A man walks into a hotel and asks to see Mr. Meyer (Manfred Zapatka). A short time later, the man, Fabrizio Collini (Franco Nero), walks across the lobby, leaving a bloody smear. When confronted, he stares blankly and says, “He is dead.” The man will be the center of a legal battle that will resonate across borders and time in “The Collini Case.”

Caspar Leinen (Elyas M’Barek) is a newly minted lawyer, just three months on the job and never pleaded a case before the court. His boss assigns him to defend Collini and tells him that his prosecutorial opponent is Professor Dr. Richard Mattinger (Heiner Lauterbach), a legend in German jurisprudence. Then, he learns that the victim is Hans Meyer, the man who befriended Caspar when he was a boy and mentored him ever since.

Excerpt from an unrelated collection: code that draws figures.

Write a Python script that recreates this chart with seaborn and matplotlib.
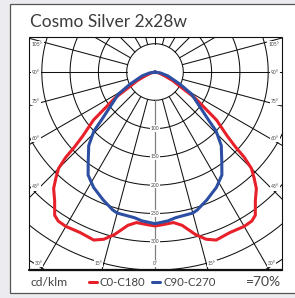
import numpy as np
import matplotlib
matplotlib.use("Agg")
import matplotlib.pyplot as plt
from matplotlib.patches import Rectangle
from matplotlib.lines import Line2D
import seaborn as sns

# ---------------- data (cd/klm, angle in degrees from nadir) ----------------
title = "Cosmo Silver 2x28w"
unit_label = "cd/klm"
efficiency_label = "=70%"
series_names = ["C0-C180", "C90-C270"]

red_angles = [0, 3, 7, 10, 14, 17, 20, 25, 30, 33, 35, 38, 41, 43, 45, 46.3, 47, 48.5,
              52, 54, 57, 59.5, 64, 68, 75, 90]
red_values = [272, 270, 268, 275, 296, 309, 316, 313, 315, 314, 309, 288, 273, 257, 241,
              218, 195, 170, 138, 110, 84, 55, 35, 19, 8, 0]

blue_angles = [0, 5, 8, 15, 17, 22, 28, 33, 37, 42, 46, 48, 54, 59, 64, 73, 80, 90]
blue_values = [268, 264, 260, 258, 255, 244, 231, 217, 196, 175, 150, 128, 92, 75, 49,
               24, 10, 0]

ring_values = [50, 100, 150, 200, 250, 300, 350, 400]
ring_labels = [100, 150, 200, 250, 300]
spoke_angles = list(range(0, 360, 15))
side_labels = ["105°", "90°", "75°", "60°", "45°"]
bottom_labels = ["30°", "15°", "0°", "15°", "30°"]

# ---------------- style ----------------
sns.set_style("white")
plt.rcParams["font.family"] = ["Lato", "DejaVu Sans"]

W, H = 295, 298
fig = plt.figure(figsize=(W / 100, H / 100), dpi=100)
fig.patch.set_facecolor("#ececf0")

def fx(px):
    return px / W

def fy(py):
    return (H - py) / H

# white card
card = Rectangle((fx(10), fy(293)), fx(300) - fx(10), fy(4) - fy(293),
                 transform=fig.transFigure, facecolor="white", edgecolor="#555555",
                 linewidth=0.9, zorder=-2)
fig.patches.append(card)

# polar axes placed so that its centre sits at the luminaire position
cx, cy = 155, 72
scale = 0.566  # px per cd
rmax = 420
R = rmax * scale
ax = fig.add_axes([fx(cx - R), fy(cy + R), 2 * R / W, 2 * R / H], projection="polar")
ax.set_theta_zero_location("S")
ax.set_ylim(0, rmax)
ax.patch.set_alpha(0)
ax.grid(False)
ax.set_xticks([])
ax.set_yticks([])
ax.spines["polar"].set_visible(False)

# clip rectangle (diagram frame)
x0, x1, y0, y1 = 29, 282, 37, 270
clip = Rectangle((fx(x0), fy(y1)), fx(x1) - fx(x0), fy(y0) - fy(y1),
                 transform=fig.transFigure, facecolor="none")

full = np.linspace(0, 2 * np.pi, 721)
for rv in ring_values:
    ln, = ax.plot(full, np.full_like(full, rv), color="#111111", lw=0.75, zorder=1)
    ln.set_clip_path(clip)
for a in spoke_angles:
    t = np.deg2rad(a)
    col = "#808080" if a == 0 else "#111111"
    ln, = ax.plot([t, t], [50, rmax], color=col, lw=0.75 if a else 0.9, zorder=1)
    ln.set_clip_path(clip)

# curves
for angs, vals, col in [(red_angles, red_values, "#e8202a"),
                        (blue_angles, blue_values, "#2d4fa3")]:
    a = np.array(angs, dtype=float)
    v = np.array(vals, dtype=float)
    th = np.deg2rad(np.concatenate([-a[::-1], a[1:]]))
    rr = np.concatenate([v[::-1], v[1:]])
    sns.lineplot(x=th, y=rr, ax=ax, sort=False, color=col, lw=2.2, zorder=3,
                 estimator=None)
ax.set_xlabel("")
ax.set_ylabel("")
ax.set_ylim(0, rmax)

# radial labels along the 0° spoke
for rv in ring_labels:
    ax.text(0, rv, str(rv), fontsize=3.6, color="#444444", ha="center", va="center",
            zorder=4, bbox=dict(boxstyle="square,pad=0.15", fc="white", ec="none"))

# frame
frame = Rectangle((fx(x0), fy(y1)), fx(x1) - fx(x0), fy(y0) - fy(y1),
                  transform=fig.transFigure, facecolor="none", edgecolor="#111111",
                  linewidth=0.8, zorder=5)
fig.patches.append(frame)
fig.add_artist(Line2D([fx(x0), fx(x1)], [fy(y1), fy(y1)], transform=fig.transFigure,
                      color="#111111", lw=1.6, zorder=5))

# angle labels on frame edges
side_y = [44, 72, 102, 138, 187]
lab_kw = dict(fontsize=3.6, color="#444444", va="center", zorder=6,
              bbox=dict(boxstyle="square,pad=0.2", fc="white", ec="none"))
for lab, py in zip(side_labels, side_y):
    fig.text(fx(32), fy(py), lab, ha="left", **lab_kw)
    fig.text(fx(279), fy(py), lab, ha="right", **lab_kw)
for lab, px in zip(bottom_labels, [38.5, 98.5, 155, 212, 271.5]):
    fig.text(fx(px), fy(263.5), lab, ha="center", **lab_kw)

# texts
fig.text(fx(30), fy(22), title, fontsize=12.5, color="#3c3c3c", ha="left", va="center")
fig.text(fx(30), fy(282), unit_label, fontsize=8.7, color="#444444", ha="left", va="center")
fig.text(fx(281), fy(282), efficiency_label, fontsize=10, color="#444444", ha="right",
         va="center")
handles = [Line2D([], [], color="#e8202a", lw=2.2), Line2D([], [], color="#2d4fa3", lw=2.2)]
fig.legend(handles, series_names, loc="center left", bbox_to_anchor=(fx(89), fy(282)),
           ncol=2, frameon=False, fontsize=8.2, handlelength=0.7, handletextpad=0.25,
           columnspacing=0.6, labelcolor="#444444", borderaxespad=0, borderpad=0)

fig.savefig("out.png", dpi=100, facecolor=fig.get_facecolor())
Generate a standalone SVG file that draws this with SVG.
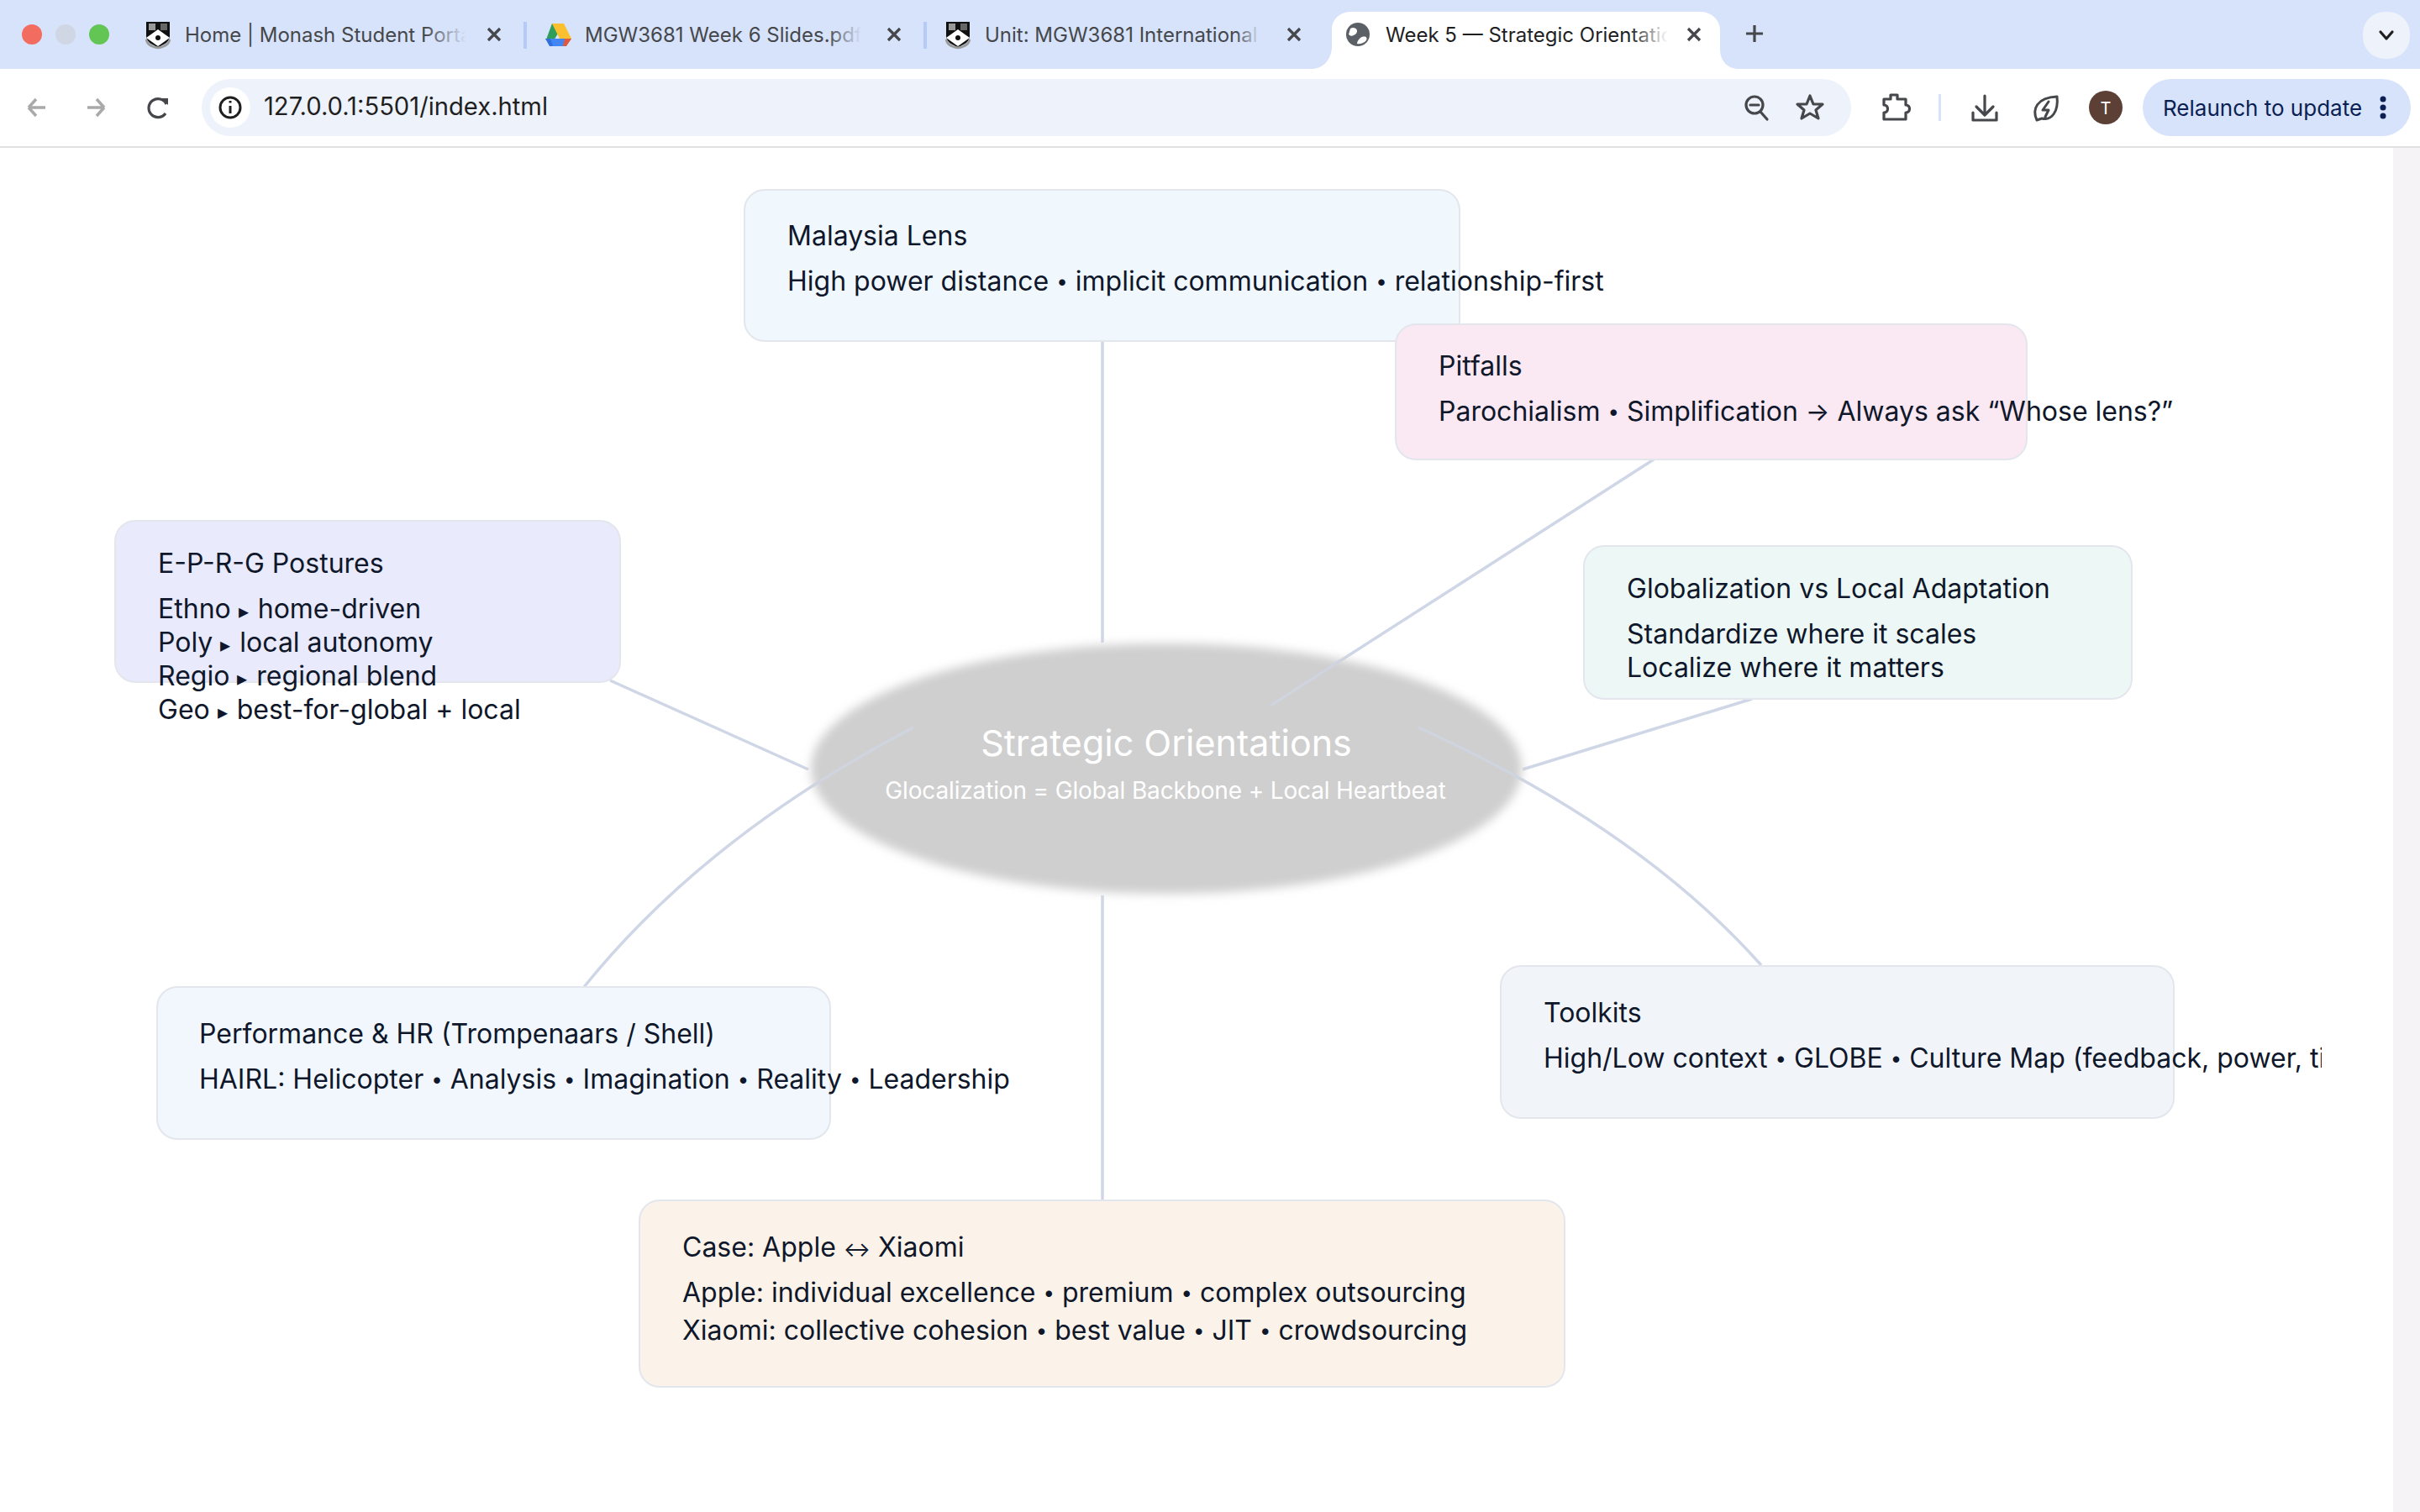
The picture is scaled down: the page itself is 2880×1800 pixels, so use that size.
<svg xmlns="http://www.w3.org/2000/svg" width="2880" height="1800" viewBox="0 0 2880 1800">
<style>
text{font-family:Inter,"Liberation Sans",sans-serif}
.t{font-size:32px;fill:#0f172a}
.s{font-size:24px;baseline-shift:3px}
.k{font-size:24px;letter-spacing:2px}
.tab{font-size:24px;fill:#45474a}
.card{stroke:#e3e6ec;stroke-width:2}
.conn{fill:none;stroke:#cfd6e6;stroke-width:3.500}
.ic{fill:none;stroke:#45474a;stroke-width:3.200;stroke-linecap:round;stroke-linejoin:round}
</style>
<defs>
<filter id="soft" x="-5%" y="-10%" width="110%" height="120%"><feGaussianBlur stdDeviation="6"/></filter>
<linearGradient id="fb"><stop offset="0" stop-color="#d7e3fb" stop-opacity="0"/><stop offset="1" stop-color="#d7e3fb"/></linearGradient>
<linearGradient id="fw"><stop offset="0" stop-color="#fff" stop-opacity="0"/><stop offset="1" stop-color="#fff"/></linearGradient>
<clipPath id="clipT"><rect x="1700" y="1200" width="1063" height="120"/></clipPath>
<clipPath id="c1"><rect x="200" y="10" width="355" height="60"/></clipPath>
<clipPath id="c2"><rect x="690" y="10" width="335" height="60"/></clipPath>
<clipPath id="c3"><rect x="1165" y="10" width="335" height="60"/></clipPath>
<clipPath id="c4"><rect x="1640" y="10" width="345" height="60"/></clipPath>
<clipPath id="cE"><ellipse cx="1388" cy="915" rx="423" ry="149"/></clipPath>
<g id="shield"><path d="M-14 -15H14V2C14 9 6 13 0 15C-6 13 -14 9 -14 2Z" fill="#111"/><path d="M-14 4L0 -6L14 4L0 14Z" fill="#fff"/><path d="M-14 6C-13 13 -6 15 0 16C6 15 13 13 14 6" fill="none" stroke="#9a9a9a" stroke-width="2.500"/><circle cy="4" r="3" fill="#111"/><rect x="-11" y="-13" width="8" height="8" fill="#999"/><rect x="3" y="-13" width="8" height="8" fill="#666"/></g>
<g id="close"><path d="M-7 -7L7 7M7 -7L-7 7" stroke="#45474a" stroke-width="3.200" fill="none"/></g>
</defs>
<rect width="2880" height="1800" fill="#fff"/>
<rect x="2848" y="176" width="32" height="1624" fill="#f6f3f6"/>

<g id="browser-chrome">
<rect width="2880" height="82" fill="#d7e3fb"/>
<path d="M0 100V96C0 88 6 82 14 82H2866C2874 82 2880 88 2880 96V100Z" fill="#fff"/>
<rect y="96" width="2880" height="78" fill="#fff"/>
<rect y="174" width="2880" height="2" fill="#e0e0e0"/>
<circle cx="38" cy="41" r="12" fill="#f26d60"/><circle cx="78" cy="41" r="12" fill="#cfd6e4"/><circle cx="118" cy="41" r="12" fill="#62c554"/>
<use href="#shield" x="188" y="41"/>
<text class="tab" x="220" y="50" clip-path="url(#c1)">Home | Monash Student Portal</text>
<rect x="505" y="20" width="50" height="40" fill="url(#fb)"/>
<use href="#close" x="588" y="41"/>
<rect x="623" y="26" width="4" height="32" fill="#b3cbf5"/>
<g id="drive"><path d="M657 28H671L658 50L650 47Z" fill="#2f9e5b"/><path d="M657 28H671L680 46H666Z" fill="#fbc02d"/><path d="M649 46H680L673 55H656Z" fill="#4285f4"/><path d="M649 46H655L658 55H654Z" fill="#2f6fde"/><path d="M680 46H672L670 55H674Z" fill="#e2583e"/></g>
<text class="tab" x="696" y="50" clip-path="url(#c2)">MGW3681 Week 6 Slides.pdf</text>
<rect x="985" y="20" width="40" height="40" fill="url(#fb)"/>
<use href="#close" x="1064" y="41"/>
<rect x="1099" y="26" width="4" height="32" fill="#b3cbf5"/>
<use href="#shield" x="1140" y="41"/>
<text class="tab" x="1172" y="50" clip-path="url(#c3)">Unit: MGW3681 International</text>
<rect x="1470" y="20" width="30" height="40" fill="url(#fb)"/>
<use href="#close" x="1540" y="41"/>
<path d="M1560 82C1575 82 1583 72 1585 58V36C1585 22 1595 14 1609 14H2023C2037 14 2047 24 2047 36V58C2047 72 2055 82 2070 82Z" fill="#fff"/>
<circle cx="1616" cy="41" r="14" fill="#5b6067"/><path d="M1607 34C1613 31 1617 36 1614 40C1610 43 1608 44 1605 41ZM1619 45C1624 42 1628 44 1626 48C1623 52 1617 53 1615 52C1615 49 1617 47 1619 45Z" fill="#fff"/>
<text class="tab" x="1649" y="50" clip-path="url(#c4)" style="fill:#1f1f1f">Week 5 — Strategic Orientation</text>
<rect x="1940" y="20" width="45" height="40" fill="url(#fw)"/>
<use href="#close" x="2016" y="41"/>
<path d="M2088 30V50M2078 40H2098" stroke="#45474a" stroke-width="3.200"/>
<rect x="2812" y="14" width="56" height="56" rx="26" fill="#edf2fb"/>
<path d="M2833 38L2840 46L2847 38" class="ic" style="stroke:#1f1f1f"/>
<path d="M34 128H54M34 128L43 118M34 128L43 138" fill="none" stroke="#a9a9a9" stroke-width="3.400"/>
<path d="M124 128H104M124 128L115 118M124 128L115 138" fill="none" stroke="#a9a9a9" stroke-width="3.400"/>
<path d="M198 124A11 11 0 1 0 197 135" fill="none" stroke="#45474a" stroke-width="3.200"/><path d="M192 117H200V125Z" fill="#45474a"/>
<rect x="240" y="94" width="1963" height="68" rx="34" fill="#edf2fb"/>
<ellipse cx="274" cy="128" rx="24" ry="24" fill="#fff"/>
<circle cx="274" cy="128" r="12" fill="none" stroke="#1f1f1f" stroke-width="3"/><path d="M274 126V135M274 120V122.500" stroke="#1f1f1f" stroke-width="3"/>
<text x="314" y="137" style="font-size:29.200px;fill:#1f1f1f">127.0.0.1:5501/index.html</text>
<circle cx="2088" cy="125" r="10" class="ic"/><path d="M2095 133L2103 142" class="ic"/><path d="M2083 125H2093" class="ic"/>
<path d="M2154 114L2158 124L2169 124L2161 131L2164 141L2154 135L2144 141L2147 131L2139 124L2150 124Z" class="ic"/>
<path d="M2242 118H2250V113H2258V118H2268V125C2274 125 2274 134 2268 134V142H2242V134C2248 134 2248 125 2242 125Z" class="ic"/>
<rect x="2307" y="112" width="3" height="32" fill="#d7e3fb"/>
<path d="M2362 114V136M2352 127L2362 137L2372 127" class="ic"/><path d="M2348 134V143H2376V134" class="ic"/>
<path d="M2424 143C2418 130 2424 116 2448 115C2450 132 2442 144 2430 141ZM2438 121L2431 131H2438L2434 139" class="ic" style="stroke-width:3"/>
<circle cx="2506" cy="128" r="20" fill="#5c4036"/><text x="2506" y="136" text-anchor="middle" style="font-size:20px;fill:#fff">T</text>
<rect x="2550" y="94" width="319" height="68" rx="34" fill="#d7e3fb"/>
<text x="2574" y="138" style="font-size:26px;fill:#0b1f52">Relaunch to update</text>
<circle cx="2836" cy="118" r="3.500" fill="#0b1f52"/><circle cx="2836" cy="128" r="3.500" fill="#0b1f52"/><circle cx="2836" cy="138" r="3.500" fill="#0b1f52"/>
</g>

<g id="connectors">
<path class="conn" d="M1312 406V765"/>
<path class="conn" d="M1312 1066V1429"/>
<path class="conn" d="M1968 547L1512 840"/>
<path class="conn" d="M2085 832L1812 916"/>
<path class="conn" d="M726 810L962 916"/>
<path class="conn" d="M695 1175Q840 995 1087 866"/>
<path class="conn" d="M2096 1149Q1950 985 1688 866"/>
</g>

<g id="center">
<ellipse cx="1388" cy="915" rx="423" ry="149" fill="#cfcfcf" filter="url(#soft)"/>
<g clip-path="url(#cE)" opacity=".7">
<path class="conn" d="M1968 547L1512 840"/>
<path class="conn" d="M695 1175Q840 995 1087 866"/>
<path class="conn" d="M2096 1149Q1950 985 1688 866"/>
</g>
<text x="1388" y="900" text-anchor="middle" style="font-size:43px;fill:#fff">Strategic Orientations</text>
<text x="1387" y="951" text-anchor="middle" style="font-size:28px;letter-spacing:-.15px;fill:#fff">Glocalization = Global Backbone + Local Heartbeat</text>
</g>

<g id="node-malaysia">
<rect class="card" x="886" y="226" width="851" height="180" rx="24" fill="#f0f7fd"/>
<text class="t" x="937" y="291.500">Malaysia Lens</text>
<text class="t" x="937" y="346">High power distance <tspan class="s">•</tspan> implicit communication <tspan class="s">•</tspan> relationship-first</text>
</g>
<g id="node-pitfalls">
<rect class="card" x="1661" y="386" width="751" height="161" rx="24" fill="#fae8f3"/>
<text class="t" x="1712" y="446.500">Pitfalls</text>
<text class="t" x="1712" y="501">Parochialism <tspan class="s">•</tspan> Simplification <tspan style="font-size:30px">→</tspan> Always ask “Whose lens?”</text>
</g>
<g id="node-globalization">
<rect class="card" x="1885" y="650" width="652" height="182" rx="24" fill="#edf8f6"/>
<text class="t" x="1936" y="711.500">Globalization vs Local Adaptation</text>
<text class="t" x="1936" y="766">Standardize where it scales</text>
<text class="t" x="1936" y="806">Localize where it matters</text>
</g>
<g id="node-eprg">
<rect class="card" x="137" y="620" width="601" height="192" rx="24" fill="#e9eafb"/>
<text class="t" x="188" y="681.500">E-P-R-G Postures</text>
<text class="t" x="188" y="736">Ethno <tspan class="k">▸</tspan> home-driven</text>
<text class="t" x="188" y="776">Poly <tspan class="k">▸</tspan> local autonomy</text>
<text class="t" x="188" y="816">Regio <tspan class="k">▸</tspan> regional blend</text>
<text class="t" x="188" y="856">Geo <tspan class="k">▸</tspan> best-for-global + local</text>
</g>
<g id="node-performance">
<rect class="card" x="187" y="1175" width="801" height="181" rx="24" fill="#f2f7fe"/>
<text class="t" x="237" y="1241.500">Performance &amp; HR (Trompenaars / Shell)</text>
<text class="t" x="237" y="1296">HAIRL: Helicopter <tspan class="s">•</tspan> Analysis <tspan class="s">•</tspan> Imagination <tspan class="s">•</tspan> Reality <tspan class="s">•</tspan> Leadership</text>
</g>
<g id="node-toolkits">
<rect class="card" x="1786" y="1150" width="801" height="181" rx="24" fill="#f1f4f9"/>
<text class="t" x="1837" y="1216.500">Toolkits</text>
<text class="t" x="1837" y="1271" clip-path="url(#clipT)">High/Low context <tspan class="s">•</tspan> GLOBE <tspan class="s">•</tspan> Culture Map (feedback, power, time)</text>
</g>
<g id="node-case">
<rect class="card" x="761" y="1429" width="1101" height="222" rx="24" fill="#fbf3e9"/>
<text class="t" x="812" y="1495.500">Case: Apple <tspan style="font-size:24px">↔</tspan> Xiaomi</text>
<text class="t" x="812" y="1550">Apple: individual excellence <tspan class="s">•</tspan> premium <tspan class="s">•</tspan> complex outsourcing</text>
<text class="t" x="812" y="1595">Xiaomi: collective cohesion <tspan class="s">•</tspan> best value <tspan class="s">•</tspan> JIT <tspan class="s">•</tspan> crowdsourcing</text>
</g>
</svg>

Meyer’s granddaughter, Joanna (Alexandra Maria Lara), who happened to be Caspar’s high school sweetheart, is vehemently against him taking the case. Despite all of the personal conflicts he must deal with, he takes the job of defense attorney. What he finds as he digs into the past – both Collini’s and Meyer’s – is stunning and the seed that will lead to a story of deceit, murder and cover up. You just have to see “The Collini Case” to find out the shocking details.

Director Marco Kreuzpainter and his writing team of Christian Zubert, Robert Gold and Jens-Frederik Otto adapt the eponymous novel by Ferdinand von Scirach and craft a solid, attention-grabbing tale.

“The Collini Case” will be available in both dubbed and subtitled versions digitally on June 5, 2020.